Wednesday, July 31, 2013

Is productive entrepreneurship in decline in the U.S.?


Vijay K. Mathur



Published in Standard-Examiner, July 19, 2013, Ogden, Utah



In a recent investigative article on risk-taking and entrepreneurship in the June 20 Wall Street Journal, Ben Casselman finds that Americans have become more risk-averse.  This decline of risk-taking and entrepreneurship is manifested in the decline of new business formations, start-up rates, new job creation, and fewer adults changing jobs. It is creating less churn and dynamism in the economy, important characteristics of a growing economy.

   

Coincidently, this decline in risk-taking and entrepreneurship is accompanied by increasing income and wealth inequality, shrinking of middle class, decrease in employer businesses, and big business with market and/or asset concentration.  Middle-income class provides the reservoir of entrepreneurship, a resource whose allocation into different activities determines the well-being of a capitalistic market economy. 



In “A History of Economic Theory and Method,” Robert Ekelund, Jr. and Robert Herbert, state that the earliest discussion on the role of an entrepreneur in an economy is found in Richard Cantillon’s 18th century work. He was an economist, Paris banker and a London merchant. For Cantillon, entrepreneurs either work with capital in their enterprises or without capital for uncertain wages, as opposed to other workers who work for certain wages. He even considered robbers and beggars as entrepreneurs.



However, 19th century economist Joseph Schumpeter crystallized the concept and considered entrepreneurs crucial for economic development in a capitalistic society. For Schumpeter, an entrepreneur sees and grabs opportunities for new products, processes, markets, organizations, resources, and any innovation to start and build an enterprise. He need not be a capitalist, businessman, manager or inventor. The common assumption that an entrepreneur is an inventor and always promotes growth and development is faulty.



A nation must design rules, regulations, laws and an incentive system that produce productive entrepreneurs who make positive contributions to the national economy. Political indecisions and corruption create uncertainty in the design and implementation of laws and regulations that encourage entrepreneurship. 

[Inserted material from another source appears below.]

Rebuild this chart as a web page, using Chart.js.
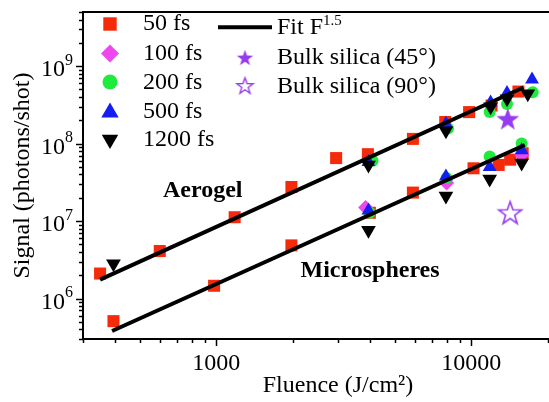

Professor William Baumol, in his paper in the October 1990 Journal of Political Economy, further advances Cantillon’s idea. Baumol argues that an entrepreneur is like any other resource. Rules, regulations, laws and incentive system can influence the allocation of entrepreneurial resources into productive or unproductive and even damaging activities (e.g., drug cartels) deleterious to the nation.



He states, “If entrepreneurs are defined, simply, to be persons who are ingenious and creative in finding ways that add to their own wealth, power, and prestige, then it is to be expected that not all of them will be overly concerned with whether an activity that achieves these goals adds much or little to the social product.” 

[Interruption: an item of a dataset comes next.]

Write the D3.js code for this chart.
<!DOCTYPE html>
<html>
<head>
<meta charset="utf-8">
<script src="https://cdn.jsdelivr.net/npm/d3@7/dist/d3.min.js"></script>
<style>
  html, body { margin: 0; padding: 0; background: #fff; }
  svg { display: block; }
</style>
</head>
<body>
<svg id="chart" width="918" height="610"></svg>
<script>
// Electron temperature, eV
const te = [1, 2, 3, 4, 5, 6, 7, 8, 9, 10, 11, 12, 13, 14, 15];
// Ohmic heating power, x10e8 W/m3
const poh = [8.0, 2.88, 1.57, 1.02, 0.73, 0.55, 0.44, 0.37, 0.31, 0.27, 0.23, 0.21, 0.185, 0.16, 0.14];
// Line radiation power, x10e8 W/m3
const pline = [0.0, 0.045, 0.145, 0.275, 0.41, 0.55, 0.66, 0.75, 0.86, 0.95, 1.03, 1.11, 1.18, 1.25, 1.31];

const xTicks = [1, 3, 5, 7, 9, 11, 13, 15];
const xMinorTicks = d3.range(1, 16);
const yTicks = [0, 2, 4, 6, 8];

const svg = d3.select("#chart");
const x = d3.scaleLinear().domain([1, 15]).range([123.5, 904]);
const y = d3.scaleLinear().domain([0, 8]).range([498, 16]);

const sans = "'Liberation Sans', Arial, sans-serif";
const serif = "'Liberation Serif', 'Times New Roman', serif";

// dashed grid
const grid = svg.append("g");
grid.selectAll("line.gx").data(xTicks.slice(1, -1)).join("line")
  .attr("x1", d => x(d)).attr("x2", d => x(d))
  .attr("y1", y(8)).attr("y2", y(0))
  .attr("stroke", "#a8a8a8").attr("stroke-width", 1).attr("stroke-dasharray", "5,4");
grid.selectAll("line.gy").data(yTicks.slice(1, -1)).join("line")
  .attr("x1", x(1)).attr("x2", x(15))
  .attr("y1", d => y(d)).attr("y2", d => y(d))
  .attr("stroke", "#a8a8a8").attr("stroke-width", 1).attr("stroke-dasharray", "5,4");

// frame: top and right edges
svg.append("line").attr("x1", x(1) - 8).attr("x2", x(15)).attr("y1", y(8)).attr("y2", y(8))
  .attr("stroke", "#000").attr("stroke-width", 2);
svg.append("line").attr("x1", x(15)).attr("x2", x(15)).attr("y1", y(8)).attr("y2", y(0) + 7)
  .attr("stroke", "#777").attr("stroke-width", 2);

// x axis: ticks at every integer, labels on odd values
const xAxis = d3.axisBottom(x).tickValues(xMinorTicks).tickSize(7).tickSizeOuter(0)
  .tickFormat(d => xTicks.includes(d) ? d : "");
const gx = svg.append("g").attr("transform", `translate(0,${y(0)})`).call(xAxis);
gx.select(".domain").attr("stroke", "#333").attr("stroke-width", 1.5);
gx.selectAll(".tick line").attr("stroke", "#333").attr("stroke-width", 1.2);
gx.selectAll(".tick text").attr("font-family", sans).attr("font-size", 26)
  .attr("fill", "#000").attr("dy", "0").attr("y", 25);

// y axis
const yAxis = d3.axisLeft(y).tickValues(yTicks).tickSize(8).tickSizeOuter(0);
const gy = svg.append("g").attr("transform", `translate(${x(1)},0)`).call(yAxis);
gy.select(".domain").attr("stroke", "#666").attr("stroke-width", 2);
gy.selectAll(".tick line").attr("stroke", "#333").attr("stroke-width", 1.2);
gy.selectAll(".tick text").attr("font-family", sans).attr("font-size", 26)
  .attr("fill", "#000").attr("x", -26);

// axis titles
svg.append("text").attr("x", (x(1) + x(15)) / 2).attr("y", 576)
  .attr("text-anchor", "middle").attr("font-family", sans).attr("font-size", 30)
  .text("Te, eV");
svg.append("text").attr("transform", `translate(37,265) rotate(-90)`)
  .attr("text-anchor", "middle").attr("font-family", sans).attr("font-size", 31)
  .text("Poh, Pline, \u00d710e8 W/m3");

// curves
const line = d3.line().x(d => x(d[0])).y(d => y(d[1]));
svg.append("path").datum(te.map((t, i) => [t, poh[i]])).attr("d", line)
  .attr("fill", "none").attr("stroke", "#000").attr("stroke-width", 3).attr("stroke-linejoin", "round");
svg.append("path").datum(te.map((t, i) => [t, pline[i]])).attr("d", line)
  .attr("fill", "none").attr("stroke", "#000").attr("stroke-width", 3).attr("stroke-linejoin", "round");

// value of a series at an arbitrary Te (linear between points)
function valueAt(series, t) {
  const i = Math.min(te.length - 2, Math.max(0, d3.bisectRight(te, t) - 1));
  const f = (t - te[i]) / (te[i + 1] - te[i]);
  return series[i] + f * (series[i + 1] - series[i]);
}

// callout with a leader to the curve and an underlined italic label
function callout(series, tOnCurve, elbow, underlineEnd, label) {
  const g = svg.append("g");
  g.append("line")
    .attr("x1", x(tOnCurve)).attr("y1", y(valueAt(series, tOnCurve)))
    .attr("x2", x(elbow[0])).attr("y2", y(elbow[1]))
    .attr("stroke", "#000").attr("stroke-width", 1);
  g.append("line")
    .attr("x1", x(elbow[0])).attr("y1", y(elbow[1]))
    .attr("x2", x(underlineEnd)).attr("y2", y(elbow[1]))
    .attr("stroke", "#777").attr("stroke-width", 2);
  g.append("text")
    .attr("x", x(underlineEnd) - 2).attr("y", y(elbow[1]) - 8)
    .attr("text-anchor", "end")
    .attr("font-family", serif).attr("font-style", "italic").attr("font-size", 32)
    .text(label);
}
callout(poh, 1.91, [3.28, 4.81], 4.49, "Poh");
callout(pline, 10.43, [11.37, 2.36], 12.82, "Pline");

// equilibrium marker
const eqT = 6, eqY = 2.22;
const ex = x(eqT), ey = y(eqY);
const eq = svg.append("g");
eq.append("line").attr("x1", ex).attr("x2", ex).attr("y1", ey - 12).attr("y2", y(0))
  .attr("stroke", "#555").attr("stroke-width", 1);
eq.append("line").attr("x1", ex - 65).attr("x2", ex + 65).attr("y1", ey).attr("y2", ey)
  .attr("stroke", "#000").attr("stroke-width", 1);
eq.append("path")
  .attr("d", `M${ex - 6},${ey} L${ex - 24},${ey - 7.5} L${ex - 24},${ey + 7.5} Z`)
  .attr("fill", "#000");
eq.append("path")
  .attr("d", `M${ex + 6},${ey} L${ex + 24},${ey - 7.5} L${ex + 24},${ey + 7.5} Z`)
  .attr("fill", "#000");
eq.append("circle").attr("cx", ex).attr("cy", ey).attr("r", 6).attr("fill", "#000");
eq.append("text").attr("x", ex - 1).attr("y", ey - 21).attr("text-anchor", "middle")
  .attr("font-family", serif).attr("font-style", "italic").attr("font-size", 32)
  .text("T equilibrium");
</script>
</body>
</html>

For Baumol, a Schumpeterian list for entrepreneurial activities should also include economic rent-seeking innovations, the type of innovations we witnessed in the financial bubble of 2007-08 that eventually led to the Great Recession. In general, rent-seeking behavior implies keeping and/or acquiring claims on resources to earn excess profits. Maintaining the ethanol subsidy by corn producers is an example.

  

Baumol argues that in ancient Rome and China, despite many innovations, productive entrepreneurship in commerce and industry was discouraged by rules, regulations, reward systems, prestige and general attitude of rulers. Rules of the game were stacked against wealth accumulation in economically productive enterprises. Courts encouraged entrepreneurship that engaged in rent-seeking behavior through political favors.

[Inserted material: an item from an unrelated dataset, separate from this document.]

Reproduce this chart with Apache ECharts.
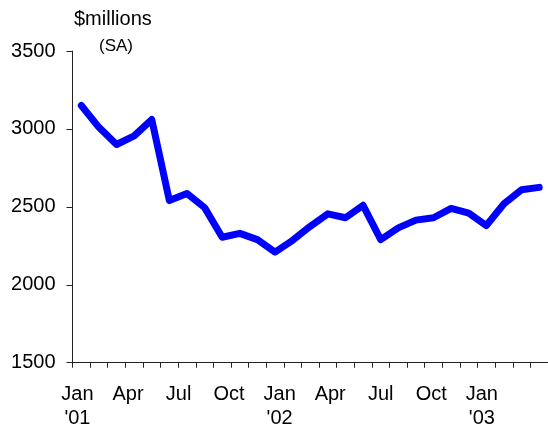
<!DOCTYPE html>
<html>
<head>
<meta charset="utf-8">
<script src="https://cdn.jsdelivr.net/npm/echarts@6/dist/echarts.min.js"></script>
<style>html,body{margin:0;padding:0;background:#fff}#c{width:548px;height:430px}</style>
</head>
<body>
<div id="c"></div>
<script>
const months = ["Jan '01","Feb '01","Mar '01","Apr '01","May '01","Jun '01","Jul '01","Aug '01","Sep '01","Oct '01","Nov '01","Dec '01",
  "Jan '02","Feb '02","Mar '02","Apr '02","May '02","Jun '02","Jul '02","Aug '02","Sep '02","Oct '02","Nov '02","Dec '02",
  "Jan '03","Feb '03","Mar '03"];
const tickLabels = ["Jan\n'01","","","Apr","","","Jul","","","Oct","","",
  "Jan\n'02","","","Apr","","","Jul","","","Oct","","",
  "Jan\n'03","",""];
const values = [3150,3010,2900,2955,3060,2540,2585,2495,2305,2330,2290,2210,
  2285,2375,2455,2430,2510,2290,2365,2415,2430,2490,2460,2380,
  2520,2610,2625];
const yTicks = {min:1500, max:3500, step:500};

const chart = echarts.init(document.getElementById('c'), null, {renderer:'canvas'});
const font = 'Liberation Sans, Arial, sans-serif';
chart.setOption({
  animation:false,
  backgroundColor:'#fff',
  title:[
    {text:'$millions', left:69, top:4, textStyle:{fontFamily:font, fontSize:20, fontWeight:'normal', color:'#000'}},
    {text:'(SA)', left:94, top:33, textStyle:{fontFamily:font, fontSize:17, fontWeight:'normal', color:'#000'}}
  ],
  grid:[
    {left:72.5, top:51, width:478, height:311.7},
    {left:69, top:51, width:455, height:311.7}
  ],
  xAxis:[
    {type:'category', gridIndex:0, data:months, boundaryGap:true,
     axisLine:{lineStyle:{color:'#222', width:1}},
     axisTick:{show:true, interval:0, length:5, lineStyle:{color:'#222'}},
     axisLabel:{show:false}, splitLine:{show:false}},
    {type:'category', gridIndex:1, data:tickLabels, boundaryGap:true,
     axisLine:{show:false}, axisTick:{show:false}, splitLine:{show:false},
     axisLabel:{show:true, interval:0, margin:20, fontFamily:font, fontSize:20, lineHeight:24, color:'#000', align:'center'}}
  ],
  yAxis:[
    {type:'value', gridIndex:0, min:yTicks.min, max:yTicks.max, interval:yTicks.step,
     axisLine:{show:true, lineStyle:{color:'#222', width:1}},
     axisTick:{show:true, length:6, lineStyle:{color:'#222'}},
     splitLine:{show:false},
     axisLabel:{margin:17, fontFamily:font, fontSize:20, color:'#000', formatter:function(v){return String(v);}}},
    {type:'value', gridIndex:1, min:yTicks.min, max:yTicks.max, show:false}
  ],
  series:[
    {type:'line', xAxisIndex:0, yAxisIndex:0, data:values, symbol:'none',
     lineStyle:{color:'#0000FF', width:7, cap:'round', join:'round'}}
  ]
});
</script>
</body>
</html>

The Great Recession of 2007 showed us how non-enforcement and/or non-existence of government rules and regulations and loopholes in laws led to the emergence of some entrepreneurs who implemented financial innovations that were not only unproductive but contributed to the serious recession. The emergence of such entrepreneurs was encouraged not only by non-enforcement of rules and regulations, but also by tacit approval of rent-seeking by relevant authorities to accumulate wealth by many, at the cost of the Great Recession. FBI reports show that mortgage fraud, as measured by Suspicious Activity Reports, increased 573 percent during 2003-2007. Only 7 percent of SARs filed during FY2007 led to losses of more than $813 million. 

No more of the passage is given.